Monday night was fun, I am just sad that i couldn't stay longer. you all weren't a pain in the neck at all, i would blame it on work but I wasn't even at work when i strained the muscle on my neck. I need to make more Monday night gaming nights happen in my schedule. i forget how fun they are. And fairly soon i will drop off the face of the planet for an undetermined amount of time. Silly grad school and its qualifying exams. It is a good thing that I went home when I did. My roommate needed to go to the hospital and she took some convincing. She is still there, actually, so it is good that I came home when I did.

But I liked the Dilbert Version better than the Great Dalmuti. BUt that might be because I was not a greater and or lesser peon for most of the game. :)

I have mixed feelings about Fast Figure - mostly because of the changing the place marker bit. I think it would have made it more interesting if it was possible not to score because no one got it correct. But those are just the late night thoughts from work.

At 9:16 AM, December 12, 2007, Blogger Jeff said...

Re: dice karma

The dice hated me in both Prophecy and Knights. Hopefully that means I've built up some good rolls for future games.

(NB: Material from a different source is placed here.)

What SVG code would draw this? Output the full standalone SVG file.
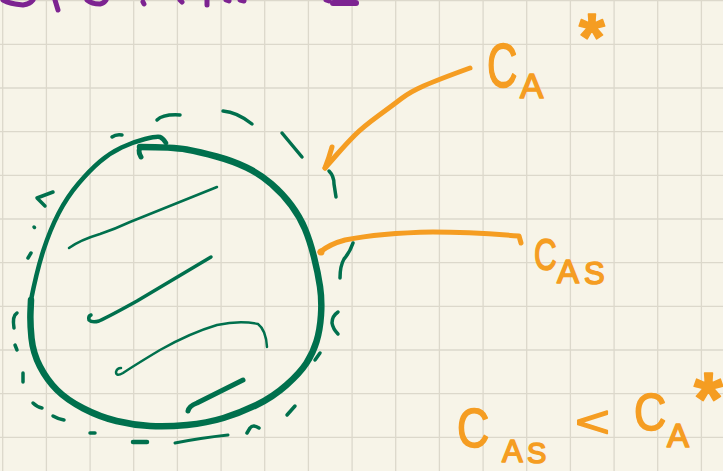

Still, both are solid games, and yes, Prophecy > Talisman even after figuring in nostalgia.

Re: Fast Figure

Ditto what Dennis said - a neat but seriously flawed idea. House rules/variants are required

Re: Tongiaki

I thought I had made a big mistake picking this up in a math trade, but I'm glad I own it. At first it seems like a big pile of random, and there is a considerable amount of chaos and a little bit of luck-of-the-draw, but there's also a lot of interesting decisions to be made.